Task requirements » In this exercise, return the whole listing exactly, excluding any images.

Dataset section »

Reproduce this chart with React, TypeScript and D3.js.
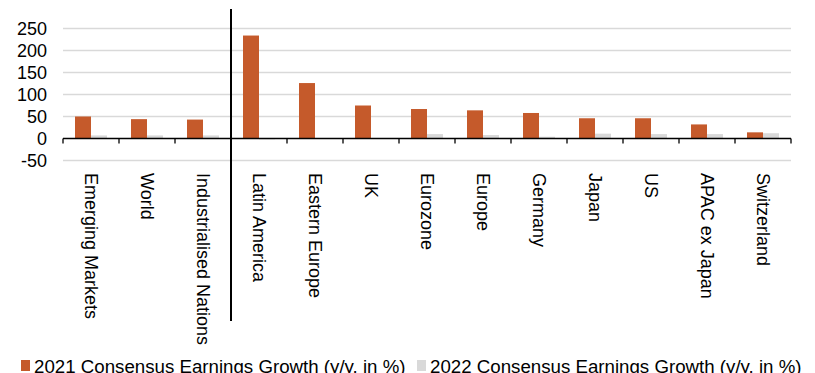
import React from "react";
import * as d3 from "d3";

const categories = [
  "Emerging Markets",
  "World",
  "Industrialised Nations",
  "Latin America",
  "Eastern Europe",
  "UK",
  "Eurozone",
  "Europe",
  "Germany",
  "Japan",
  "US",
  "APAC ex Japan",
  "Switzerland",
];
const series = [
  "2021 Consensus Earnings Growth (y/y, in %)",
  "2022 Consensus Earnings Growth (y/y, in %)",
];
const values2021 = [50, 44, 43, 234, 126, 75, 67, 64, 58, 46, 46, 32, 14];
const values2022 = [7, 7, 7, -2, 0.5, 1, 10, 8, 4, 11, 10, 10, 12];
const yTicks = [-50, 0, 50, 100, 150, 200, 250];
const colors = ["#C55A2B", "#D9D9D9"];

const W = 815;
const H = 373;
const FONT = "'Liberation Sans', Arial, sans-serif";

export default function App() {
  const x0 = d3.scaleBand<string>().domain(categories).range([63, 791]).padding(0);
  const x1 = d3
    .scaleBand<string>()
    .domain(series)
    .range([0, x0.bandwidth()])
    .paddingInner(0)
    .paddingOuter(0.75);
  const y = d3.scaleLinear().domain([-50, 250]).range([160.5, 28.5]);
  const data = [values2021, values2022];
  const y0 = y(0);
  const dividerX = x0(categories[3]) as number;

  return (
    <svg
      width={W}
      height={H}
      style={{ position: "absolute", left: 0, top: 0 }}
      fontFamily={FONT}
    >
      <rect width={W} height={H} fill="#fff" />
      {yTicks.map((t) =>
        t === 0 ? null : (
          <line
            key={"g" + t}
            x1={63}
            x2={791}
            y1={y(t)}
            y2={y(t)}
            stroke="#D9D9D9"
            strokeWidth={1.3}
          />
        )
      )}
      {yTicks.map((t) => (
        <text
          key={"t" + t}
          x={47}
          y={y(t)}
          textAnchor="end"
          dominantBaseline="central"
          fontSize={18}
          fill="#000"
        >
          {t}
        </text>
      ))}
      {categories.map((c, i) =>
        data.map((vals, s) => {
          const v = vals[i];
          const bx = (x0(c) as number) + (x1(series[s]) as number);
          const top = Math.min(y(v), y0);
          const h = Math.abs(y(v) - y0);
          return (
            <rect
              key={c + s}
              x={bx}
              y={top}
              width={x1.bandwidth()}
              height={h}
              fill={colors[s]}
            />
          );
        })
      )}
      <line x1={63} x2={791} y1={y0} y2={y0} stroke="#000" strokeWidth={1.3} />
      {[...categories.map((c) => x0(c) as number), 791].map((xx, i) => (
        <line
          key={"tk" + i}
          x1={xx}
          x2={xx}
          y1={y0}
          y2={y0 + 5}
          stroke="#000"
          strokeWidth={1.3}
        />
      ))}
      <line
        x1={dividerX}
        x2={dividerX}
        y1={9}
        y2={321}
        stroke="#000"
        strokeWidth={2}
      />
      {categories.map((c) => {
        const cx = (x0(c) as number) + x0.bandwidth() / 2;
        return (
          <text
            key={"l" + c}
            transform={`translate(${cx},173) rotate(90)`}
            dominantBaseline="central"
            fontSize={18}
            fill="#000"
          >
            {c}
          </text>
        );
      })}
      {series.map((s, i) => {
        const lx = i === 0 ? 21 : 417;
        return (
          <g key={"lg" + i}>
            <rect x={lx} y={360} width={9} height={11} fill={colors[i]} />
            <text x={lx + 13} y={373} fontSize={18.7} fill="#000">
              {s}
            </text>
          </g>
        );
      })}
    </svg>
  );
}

Response »
Reproduce this chart with React, TypeScript and D3.js.
import React from "react";
import * as d3 from "d3";

const categories = [
  "Emerging Markets",
  "World",
  "Industrialised Nations",
  "Latin America",
  "Eastern Europe",
  "UK",
  "Eurozone",
  "Europe",
  "Germany",
  "Japan",
  "US",
  "APAC ex Japan",
  "Switzerland",
];
const series = [
  "2021 Consensus Earnings Growth (y/y, in %)",
  "2022 Consensus Earnings Growth (y/y, in %)",
];
const values2021 = [50, 44, 43, 234, 126, 75, 67, 64, 58, 46, 46, 32, 14];
const values2022 = [7, 7, 7, -2, 0.5, 1, 10, 8, 4, 11, 10, 10, 12];
const yTicks = [-50, 0, 50, 100, 150, 200, 250];
const colors = ["#C55A2B", "#D9D9D9"];

const W = 815;
const H = 373;
const FONT = "'Liberation Sans', Arial, sans-serif";

export default function App() {
  const x0 = d3.scaleBand<string>().domain(categories).range([63, 791]).padding(0);
  const x1 = d3
    .scaleBand<string>()
    .domain(series)
    .range([0, x0.bandwidth()])
    .paddingInner(0)
    .paddingOuter(0.75);
  const y = d3.scaleLinear().domain([-50, 250]).range([160.5, 28.5]);
  const data = [values2021, values2022];
  const y0 = y(0);
  const dividerX = x0(categories[3]) as number;

  return (
    <svg
      width={W}
      height={H}
      style={{ position: "absolute", left: 0, top: 0 }}
      fontFamily={FONT}
    >
      <rect width={W} height={H} fill="#fff" />
      {yTicks.map((t) =>
        t === 0 ? null : (
          <line
            key={"g" + t}
            x1={63}
            x2={791}
            y1={y(t)}
            y2={y(t)}
            stroke="#D9D9D9"
            strokeWidth={1.3}
          />
        )
      )}
      {yTicks.map((t) => (
        <text
          key={"t" + t}
          x={47}
          y={y(t)}
          textAnchor="end"
          dominantBaseline="central"
          fontSize={18}
          fill="#000"
        >
          {t}
        </text>
      ))}
      {categories.map((c, i) =>
        data.map((vals, s) => {
          const v = vals[i];
          const bx = (x0(c) as number) + (x1(series[s]) as number);
          const top = Math.min(y(v), y0);
          const h = Math.abs(y(v) - y0);
          return (
            <rect
              key={c + s}
              x={bx}
              y={top}
              width={x1.bandwidth()}
              height={h}
              fill={colors[s]}
            />
          );
        })
      )}
      <line x1={63} x2={791} y1={y0} y2={y0} stroke="#000" strokeWidth={1.3} />
      {[...categories.map((c) => x0(c) as number), 791].map((xx, i) => (
        <line
          key={"tk" + i}
          x1={xx}
          x2={xx}
          y1={y0}
          y2={y0 + 5}
          stroke="#000"
          strokeWidth={1.3}
        />
      ))}
      <line
        x1={dividerX}
        x2={dividerX}
        y1={9}
        y2={321}
        stroke="#000"
        strokeWidth={2}
      />
      {categories.map((c) => {
        const cx = (x0(c) as number) + x0.bandwidth() / 2;
        return (
          <text
            key={"l" + c}
            transform={`translate(${cx},173) rotate(90)`}
            dominantBaseline="central"
            fontSize={18}
            fill="#000"
          >
            {c}
          </text>
        );
      })}
      {series.map((s, i) => {
        const lx = i === 0 ? 21 : 417;
        return (
          <g key={"lg" + i}>
            <rect x={lx} y={360} width={9} height={11} fill={colors[i]} />
            <text x={lx + 13} y={373} fontSize={18.7} fill="#000">
              {s}
            </text>
          </g>
        );
      })}
    </svg>
  );
}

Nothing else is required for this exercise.